A study of almost 2,500 British vegetarians found that 24% believed their diets did not provide adequate nutrition.
Among the remaining 76%, almost two thirds (61%) said they did not feel malnourished, while 15% admitted they were “not sure”.
But cutting out meat doesn’t have to be a detriment to good health. With a few dietary changes, vegetarianism can leave you feeling as energised as a carnivore.
The new survey, conducted by the protein supplement company P-Fit, found that 79% of vegetarians who believed they were malnourished had suffered physical consequences.
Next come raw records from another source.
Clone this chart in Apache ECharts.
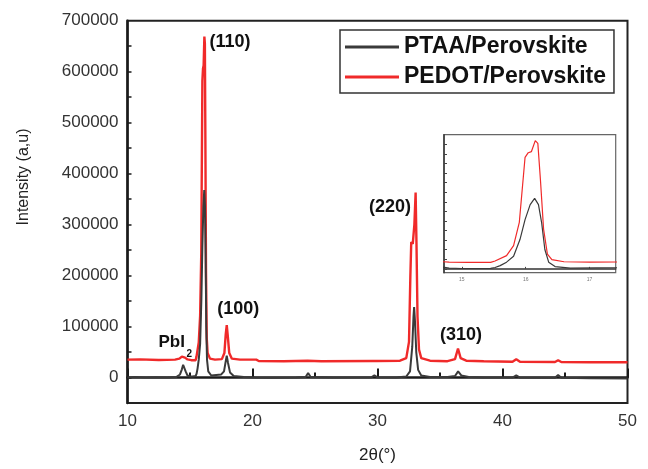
<!DOCTYPE html>
<html>
<head>
<meta charset="utf-8">
<script src="https://cdn.jsdelivr.net/npm/echarts@6/dist/echarts.min.js"></script>
<style>
  html, body { margin: 0; padding: 0; background: #fff; }
  #chart { width: 648px; height: 469px; }
</style>
</head>
<body>
<div id="chart"></div>
<script>
// XRD patterns, 2θ (degrees) and intensity (a.u.)
const ptaaAngle = [10.0, 10.6, 11.4, 12.3, 13.2, 13.9, 14.2, 14.35, 14.45, 14.55, 14.65, 14.8, 15.0, 15.2, 15.45,
  15.52, 15.6, 15.7, 15.81, 15.91, 15.99, 16.07, 16.14, 16.2, 16.25, 16.3, 16.36, 16.46, 16.7, 17.1, 17.5,
  17.72, 17.86, 17.94, 18.03, 18.2, 18.5, 19.3, 20.2, 21.5, 23.5, 24.25, 24.45, 24.65, 26.5, 29.5, 29.75, 30.0,
  31.5, 32.3, 32.6, 32.78, 32.88, 32.93, 33.0, 33.1, 33.25, 33.5, 34.2, 35.6, 36.2, 36.45, 36.7, 37.3, 38.5,
  40.8, 41.1, 41.4, 44.2, 44.45, 44.7, 47.0, 50.0];
const ptaaIntensity = [0, 800, 0, 500, 0, 1000, 6000, 16000, 25000, 23000, 12000, 4000, 2000, 2000, 3000,
  7000, 17000, 35000, 66000, 153000, 257000, 335000, 368000, 335000, 240000, 101000, 35000, 12000, 4000, 5000, 6000,
  12000, 32000, 43000, 30000, 10000, 3000, 1000, 0, -500, 0, 1000, 9000, 1000, 0, 500, 4000, 500,
  0, 2000, 12000, 60000, 120000, 138000, 110000, 50000, 15000, 4000, 1000, 1000, 3000, 12000, 4000, 1000, 0,
  0, 4000, 0, -500, 5000, -500, -1500, -2000];

const pedotAngle = [10.0, 11.0, 12.5, 13.8, 14.15, 14.35, 14.45, 14.6, 14.8, 15.1, 15.45,
  15.52, 15.7, 15.81, 15.9, 15.99, 16.04, 16.09, 16.15, 16.19, 16.23, 16.28, 16.34, 16.41, 16.6, 17.0, 17.55,
  17.75, 17.86, 17.94, 18.02, 18.14, 18.35, 19.0, 20.3, 20.5, 22.5, 24.4, 25.5, 29.6, 29.75, 29.95,
  31.8, 32.3, 32.52, 32.63, 32.7, 32.82, 32.95, 33.05, 33.12, 33.2, 33.32, 33.5, 34.2, 35.6, 36.2, 36.44, 36.65,
  37.1, 38.5, 40.8, 41.1, 41.4, 44.2, 44.45, 44.7, 47.0, 50.0];
const pedotIntensity = [35000, 35500, 34500, 35000, 37000, 41000, 42000, 39000, 35500, 34000, 34000,
  41000, 69000, 121000, 243000, 582000, 606000, 612000, 669000, 655000, 469000, 208000, 77000, 48000, 37000, 35000, 36000,
  48000, 85000, 103000, 82000, 48000, 37000, 35000, 35000, 32500, 32000, 33000, 32000, 32500, 35000, 32500,
  33000, 38000, 70000, 200000, 266000, 262000, 300000, 363000, 260000, 120000, 55000, 38000, 33000, 32000, 36000, 57000, 38000,
  33000, 32000, 31000, 36000, 31000, 30500, 34000, 30500, 30000, 30000];

const seriesNames = ['PTAA/Perovskite', 'PEDOT/Perovskite'];

// axis ticks and labels
const yTickValues = [0, 50000, 100000, 150000, 200000, 250000, 300000, 350000, 400000, 450000, 500000, 550000, 600000, 650000];
const yLabelValues = [0, 100000, 200000, 300000, 400000, 500000, 600000, 700000];
const insetXTicks = [15, 16, 17];
const insetYTicks = [0, 50000, 100000, 150000, 200000, 250000, 300000, 350000, 400000, 450000, 500000, 550000, 600000, 650000];

// peak annotations: text, 2θ, intensity (text anchor in data units)
const peakLabels = ['(110)', '(100)', '(220)', '(310)'];
const peakLabelAngle = [18.2, 18.86, 31.0, 36.68];
const peakLabelLevel = [659000, 135000, 334000, 84000];

const zip = (xs, ys) => xs.map((x, i) => [x, ys[i]]);
const ptaaData = zip(ptaaAngle, ptaaIntensity);
const pedotData = zip(pedotAngle, pedotIntensity);

const FONT = "'Liberation Sans', Arial, sans-serif";
const BLACK = '#3a3a3a';
const RED = '#f02a2a';

const chart = echarts.init(document.getElementById('chart'), null, { renderer: 'canvas' });

const option = {
  animation: false,
  backgroundColor: '#fff',
  textStyle: { fontFamily: FONT },
  legend: {
    data: seriesNames,
    orient: 'vertical',
    left: 340,
    top: 30,
    icon: 'rect',
    itemWidth: 54,
    itemHeight: 3,
    itemGap: 4,
    padding: [4, 8, 3, 5],
    borderColor: '#333',
    borderWidth: 1.5,
    textStyle: { fontSize: 23, fontWeight: 'bold', color: '#111', fontFamily: FONT, lineHeight: 26 }
  },
  grid: [
    { left: 127.5, right: 20.5, top: 20.7, bottom: 60, show: true, borderColor: '#222', borderWidth: 2 },
    { left: 444, top: 134.7, width: 171.7, height: 138, show: true, borderColor: '#666', borderWidth: 1.2, backgroundColor: '#fff' }
  ],
  xAxis: [
    {
      gridIndex: 0, type: 'value', min: 10, max: 50, interval: 10,
      name: '2θ(°)', nameLocation: 'middle', nameGap: 44,
      nameTextStyle: { fontSize: 17, color: '#222', fontFamily: FONT },
      axisLine: { lineStyle: { color: '#1a1a1a', width: 2.5 } },
      axisTick: { inside: true, length: 9, lineStyle: { color: '#1a1a1a', width: 2 } },
      minorTick: { show: true, splitNumber: 2, length: 5, lineStyle: { color: '#1a1a1a', width: 2 } },
      axisLabel: { fontSize: 17, color: '#333', margin: 10, fontFamily: FONT },
      splitLine: { show: false }
    },
    {
      gridIndex: 1, type: 'value', min: 14.72, max: 17.41,
      axisLine: { lineStyle: { color: '#333', width: 1.5 } },
      axisTick: { inside: true, length: 2, customValues: insetXTicks, lineStyle: { color: '#444' } },
      axisLabel: { customValues: insetXTicks, fontSize: 5, color: '#777', margin: 4, fontFamily: FONT },
      splitLine: { show: false }
    }
  ],
  yAxis: [
    {
      gridIndex: 0, type: 'value', min: -50000, max: 700000,
      axisLine: { show: true, lineStyle: { color: '#1a1a1a', width: 2.5 } },
      axisTick: { show: true, inside: true, length: 4, customValues: yTickValues, lineStyle: { color: '#1a1a1a', width: 1.5 } },
      axisLabel: { customValues: yLabelValues, formatter: v => String(v), fontSize: 17, color: '#333', margin: 9, fontFamily: FONT },
      splitLine: { show: false }
    },
    {
      gridIndex: 1, type: 'value', min: -20000, max: 700000,
      axisLine: { show: true, lineStyle: { color: '#333', width: 1.5 } },
      axisTick: { show: true, inside: true, length: 3, customValues: insetYTicks, lineStyle: { color: '#444' } },
      axisLabel: { show: false },
      splitLine: { show: false }
    }
  ],
  series: [
    { name: seriesNames[1], type: 'line', xAxisIndex: 0, yAxisIndex: 0, data: pedotData,
      symbol: 'none', lineStyle: { color: RED, width: 2.4 }, itemStyle: { color: RED } },
    { name: seriesNames[0], type: 'line', xAxisIndex: 0, yAxisIndex: 0, data: ptaaData,
      symbol: 'none', lineStyle: { color: BLACK, width: 2 }, itemStyle: { color: BLACK } },
    { name: seriesNames[1], type: 'line', xAxisIndex: 1, yAxisIndex: 1, data: pedotData,
      symbol: 'none', lineStyle: { color: RED, width: 1.2 }, itemStyle: { color: RED } },
    { name: seriesNames[0], type: 'line', xAxisIndex: 1, yAxisIndex: 1, data: ptaaData,
      symbol: 'none', lineStyle: { color: BLACK, width: 1.2 }, itemStyle: { color: BLACK } }
  ]
};

chart.setOption(option);

// annotation texts anchored to data coordinates
const texts = [];
peakLabels.forEach((t, i) => {
  const p = chart.convertToPixel({ gridIndex: 0 }, [peakLabelAngle[i], peakLabelLevel[i]]);
  texts.push({
    type: 'text', x: p[0], y: p[1], z: 10,
    style: { text: t, fill: '#111', font: 'bold 18px ' + FONT, align: 'center', verticalAlign: 'middle' }
  });
});
const pb = chart.convertToPixel({ gridIndex: 0 }, [13.54, 69600]);
texts.push({
  type: 'text', x: pb[0], y: pb[1], z: 10,
  style: { text: 'PbI', fill: '#111', font: 'bold 17px ' + FONT, align: 'center', verticalAlign: 'middle' }
});
texts.push({
  type: 'text', x: pb[0] + 17.5, y: pb[1] + 12, z: 10,
  style: { text: '2', fill: '#111', font: 'bold 10px ' + FONT, align: 'center', verticalAlign: 'middle' }
});
texts.push({
  type: 'text', x: 24, y: 177, rotation: Math.PI / 2, z: 10,
  style: { text: 'Intensity (a,u)', fill: '#222', font: '16px ' + FONT, align: 'center', verticalAlign: 'middle' }
});
chart.setOption({ graphic: texts });
</script>
</body>
</html>
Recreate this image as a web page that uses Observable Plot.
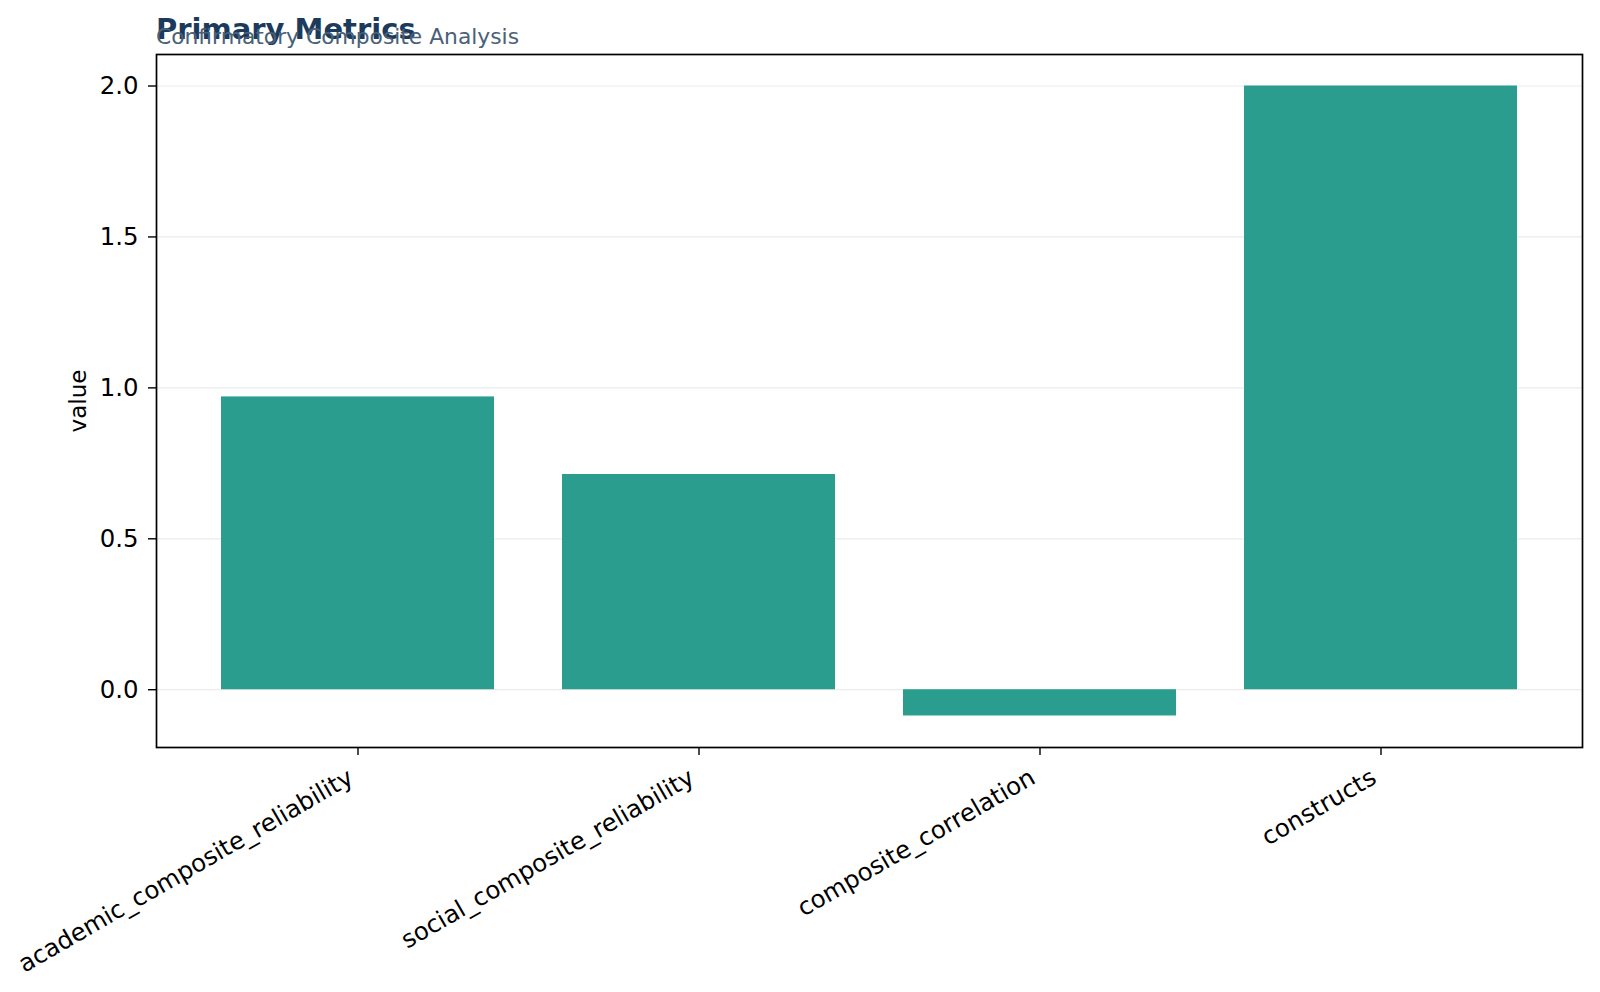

A “lack of energy” (64%), “feeling faint” (37%) and “headaches or migraines” (26%) were the most common problems experienced.
Those who felt malnourished were asked what they thought was most lacking in their diet, with the top answers being “protein” (61%), “iron” (58%) and “vitamin B12” (36%).
All respondents who felt they were suffering with malnutrition were asked if they had shared their concerns with anyone, including friends, family members or medical professionals.
The majority of these (55%) stated that they had not, with 83% citing worries of being “lectured” about being a vegetarian as the reason they held back.
In light of the findings, nutrition consultant Charlotte Stirling-Reed said vegetarians “don’t have to be malnourished and deficient”.
“The problem often comes when people cut foods out of their diet without thinking about replacing them with vegetarian or plant-based alternatives,” she told The Huffington Post UK.
“For example, when you cut meat out of your diet you need to make sure you replace nutrients such as protein, iron and zinc.
“There are plenty of foods such as nuts, seeds, lentils, beans and tofu that provide these nutrients but it’s important that these are included regularly, in place of meat, to reduce the risk of deficiencies.”
She added that when you’re opting to follow a vegetarian diet you may need to be a little more careful with your food choices.
“Meat eaters are recommended to have around two portions of food from the ‘protein’ food group, but vegetarians may need more like three portions of protein and iron rich foods a day,” she said.
“However, it really doesn’t have to be hard - adding some nuts into your cereal, some beans with a salad or a potato at lunch and some tofu or Quorn in the evening should be enough.
“It’s a good idea to consume plant-based proteins alongside vitamin C rich foods such as fruits and vegetables at the same time to help increase the absorption of iron.”